Steinbeck’e göre, "ulusal yaşamımızın ve bir ihtimal dünyadaki yaşamın her katmanına sinen genel bir ahlaksızlığın belirtileri"ni gösterir sefil bir dönemdi. "Başarının anahtarının şike, ihanet, kişisel çıkar, tembellik ve şüphecilik olduğu, yahut hayır işlerinin vergiden düşülebilir, mahkemelerin rüşvetçi, en yüksekteki devlet memurlarının umursamaz, kibirli, uyuşuk ve cahil olduğu bir ortamda insanın çocuklarına erdem ve öğrenme saygı ve sevgisini aşılaması çok zor." Lakin, görünüşte, Steinbeck’in bu öfkesi, Amerikalı vatandaşlarının büyük bir kısmınca paylaşılmamaktaydı. Van Doren’in hem NBC, hem de Columbia Üniversitesi’ndeki hocalık vazifesinden kovulmuş olmasına rağmen, diğerleri onun eylemlerini kınamıyordu. 1959 yılının sonunda, Look dergisi Amerikalıların ahlak değerleri üzerine bir anket gerçekleştirdi ve, derginin editörü, "yeni bir Amerikan ahlak prensibinin gelişmekte olduğunu, nadiren kelimelere dökülse de, aşağı yukarı şöyle özetlenebileceği" sonucuna vardı: "Yasadışı olmadığı ya da ilgili kanuna katılmadığınız sürece yaptığınız şeylerde sorun yoktur. Eğer kimseyi incitmiyorsa sorun yoktur. Ve eğer kanıksanmış ticari metotlardansa, yine bir sorun yoktur." Bu, Steinbeck’in okumuş olabileceği bir anketti.

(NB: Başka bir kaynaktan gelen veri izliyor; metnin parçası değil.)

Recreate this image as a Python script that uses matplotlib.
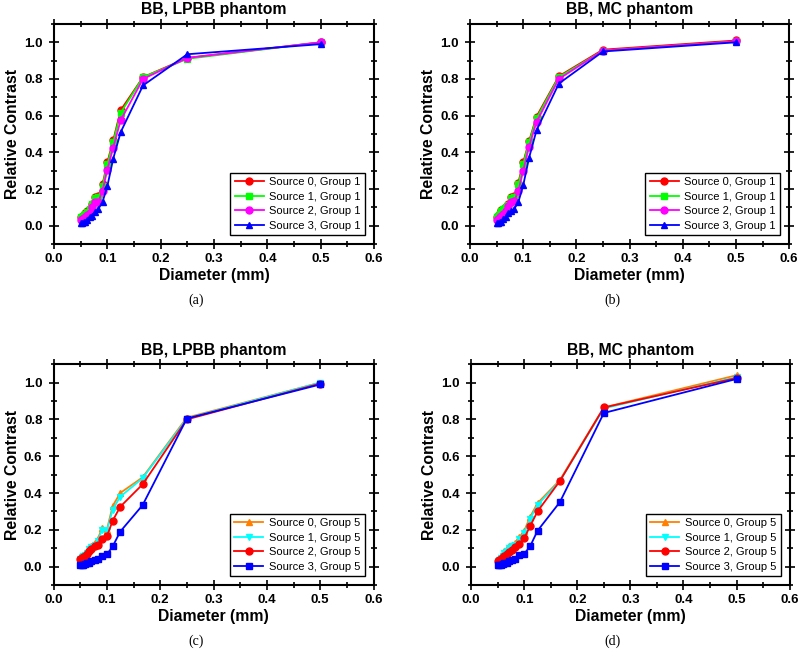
import matplotlib
matplotlib.use("Agg")
import matplotlib.pyplot as plt
from matplotlib.ticker import MultipleLocator

plt.rcParams['font.family'] = ['Liberation Sans', 'DejaVu Sans']

# bead diameters (mm)
diam = [0.5, 0.25, 0.167, 0.125, 0.111, 0.1, 0.091, 0.083, 0.077, 0.071,
        0.067, 0.0625, 0.059, 0.056, 0.053, 0.05]

# (a) BB, LPBB phantom, group 1
a_s0 = [1.0, 0.915, 0.81, 0.63, 0.465, 0.345, 0.225, 0.16, 0.155, 0.12, 0.09, 0.08, 0.07, 0.06, 0.05, 0.045]
a_s1 = [1.0, 0.91, 0.81, 0.615, 0.455, 0.335, 0.215, 0.155, 0.15, 0.12, 0.09, 0.075, 0.065, 0.06, 0.05, 0.045]
a_s2 = [1.0, 0.915, 0.80, 0.575, 0.425, 0.305, 0.19, 0.13, 0.13, 0.10, 0.07, 0.06, 0.05, 0.04, 0.035, 0.03]
a_s3 = [0.99, 0.935, 0.765, 0.51, 0.365, 0.215, 0.13, 0.09, 0.075, 0.055, 0.05, 0.03, 0.02, 0.02, 0.015, 0.015]

# (b) BB, MC phantom, group 1
b_s0 = [1.01, 0.96, 0.815, 0.595, 0.46, 0.345, 0.235, 0.16, 0.155, 0.12, 0.10, 0.09, 0.085, 0.07, 0.055, 0.05]
b_s1 = [1.005, 0.955, 0.81, 0.585, 0.455, 0.335, 0.225, 0.155, 0.15, 0.115, 0.10, 0.09, 0.08, 0.065, 0.055, 0.05]
b_s2 = [1.005, 0.955, 0.80, 0.565, 0.43, 0.30, 0.19, 0.135, 0.13, 0.105, 0.08, 0.065, 0.055, 0.045, 0.035, 0.03]
b_s3 = [1.0, 0.95, 0.775, 0.52, 0.37, 0.22, 0.13, 0.09, 0.08, 0.07, 0.05, 0.035, 0.02, 0.02, 0.015, 0.015]

# (c) BB, LPBB phantom, group 5
c_s0 = [1.0, 0.81, 0.485, 0.40, 0.33, 0.20, 0.21, 0.15, 0.13, 0.11, 0.10, 0.08, 0.07, 0.06, 0.05, 0.045]
c_s1 = [1.0, 0.805, 0.48, 0.38, 0.31, 0.195, 0.20, 0.14, 0.12, 0.105, 0.095, 0.075, 0.065, 0.055, 0.05, 0.04]
c_s2 = [0.995, 0.80, 0.447, 0.325, 0.25, 0.164, 0.15, 0.12, 0.11, 0.095, 0.085, 0.07, 0.055, 0.05, 0.045, 0.04]
c_s3 = [0.99, 0.805, 0.334, 0.19, 0.11, 0.066, 0.06, 0.04, 0.035, 0.03, 0.02, 0.02, 0.015, 0.01, 0.01, 0.01]

# (d) BB, MC phantom, group 5
d_s0 = [1.04, 0.865, 0.47, 0.345, 0.27, 0.195, 0.16, 0.13, 0.12, 0.11, 0.095, 0.085, 0.065, 0.05, 0.04, 0.035]
d_s1 = [1.03, 0.86, 0.465, 0.335, 0.26, 0.185, 0.15, 0.12, 0.11, 0.10, 0.085, 0.075, 0.06, 0.045, 0.035, 0.03]
d_s2 = [1.025, 0.865, 0.465, 0.30, 0.22, 0.155, 0.125, 0.105, 0.09, 0.08, 0.07, 0.06, 0.05, 0.04, 0.035, 0.03]
d_s3 = [1.02, 0.835, 0.35, 0.195, 0.11, 0.07, 0.065, 0.04, 0.035, 0.03, 0.02, 0.02, 0.015, 0.01, 0.01, 0.01]

style_g1 = [('#ff0000', 'o', 'Source 0, Group 1'),
            ('#00ff00', 's', 'Source 1, Group 1'),
            ('#ff00ff', 'o', 'Source 2, Group 1'),
            ('#0000ff', '^', 'Source 3, Group 1')]
style_g5 = [('#ff8000', '^', 'Source 0, Group 5'),
            ('#00ffff', 'v', 'Source 1, Group 5'),
            ('#ff0000', 'o', 'Source 2, Group 5'),
            ('#0000ff', 's', 'Source 3, Group 5')]

panels = [
    ([0.0675, 0.6286, 0.400, 0.3349], 'BB, LPBB phantom', [a_s0, a_s1, a_s2, a_s3], style_g1, '(a)'),
    ([0.5875, 0.6286, 0.399, 0.3349], 'BB, MC phantom', [b_s0, b_s1, b_s2, b_s3], style_g1, '(b)'),
    ([0.0669, 0.1096, 0.400, 0.3360], 'BB, LPBB phantom', [c_s0, c_s1, c_s2, c_s3], style_g5, '(c)'),
    ([0.5890, 0.1096, 0.398, 0.3360], 'BB, MC phantom', [d_s0, d_s1, d_s2, d_s3], style_g5, '(d)'),
]

fig = plt.figure(figsize=(8, 6.57), dpi=100)

for rect, title, series, styles, cap in panels:
    ax = fig.add_axes(rect)
    for ys, (col, mk, lab) in zip(series, styles):
        ax.plot(diam, ys, color=col, marker=mk, markersize=5, lw=1.3, label=lab)
    ax.set_xlim(0, 0.6)
    ax.set_ylim(-0.1, 1.1)
    ax.xaxis.set_major_locator(MultipleLocator(0.1))
    ax.xaxis.set_minor_locator(MultipleLocator(0.05))
    ax.yaxis.set_minor_locator(MultipleLocator(0.1))
    ax.set_yticks([0, 0.2, 0.4, 0.6, 0.8, 1.0])
    ax.tick_params(which='both', direction='inout', top=True, right=True, width=1.2)
    ax.tick_params(which='major', length=7, labelsize=9.5)
    ax.tick_params(axis='x', which='major', pad=3)
    ax.tick_params(axis='y', which='major', pad=4.5)
    ax.tick_params(which='minor', length=4)
    for lbl in ax.get_xticklabels() + ax.get_yticklabels():
        lbl.set_fontweight('bold')
    for sp in ax.spines.values():
        sp.set_linewidth(1.5)
    ax.set_title(title, fontsize=11.3, fontweight='bold', pad=7)
    ax.set_xlabel('Diameter (mm)', fontsize=11.3, fontweight='bold', labelpad=2)
    ax.set_ylabel('Relative Contrast', fontsize=11.3, fontweight='bold', labelpad=3)
    leg = ax.legend(loc='lower right', fontsize=8, fancybox=False, framealpha=1,
                    edgecolor='black', handlelength=2.6, labelspacing=0.4,
                    borderpad=0.4, borderaxespad=0.8, handletextpad=0.5)
    leg.get_frame().set_linewidth(1.0)
    cx = rect[0] + rect[2] * 0.445
    cy = rect[1] - 0.085
    fig.text(cx, cy, cap, ha='center', va='center', fontsize=10,
             family=['Liberation Serif', 'DejaVu Serif'])

fig.savefig('out.png', dpi=100)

Van Doren, bizzat Lord Voldemort’un burun takıp canlandırdığı, Robert Redford’ın yönettiği, Big Lebowski’nin Jesus’ı ve Barton Fink’in Barton’u ve Fink’i olan John Turturro’nun ve Northern Exposure’ın Fleischman’i Rob Morrow’ın da yan rollerde göründüğü Quiz Show filmine konu olan, televizyondaki danışıklı döğüş bir yarışma programının skandalının baş ismidir. Film de güzeldir, spoil de etmedim izlemek istersiniz diye, daha ne yapayım.. 8)

Halbuki bize ne kadar normal geliyor, sevmediğimiz hükümete vergi vermemek, insanları polis yerine "ağabeylere" şikayet etmek, güçlünün haklı olması, adaletin, pofffidi, durdum burada, balale din ve devlet işlerinden, ben burada edebiyattan bahsediyordum, geçelim bunları…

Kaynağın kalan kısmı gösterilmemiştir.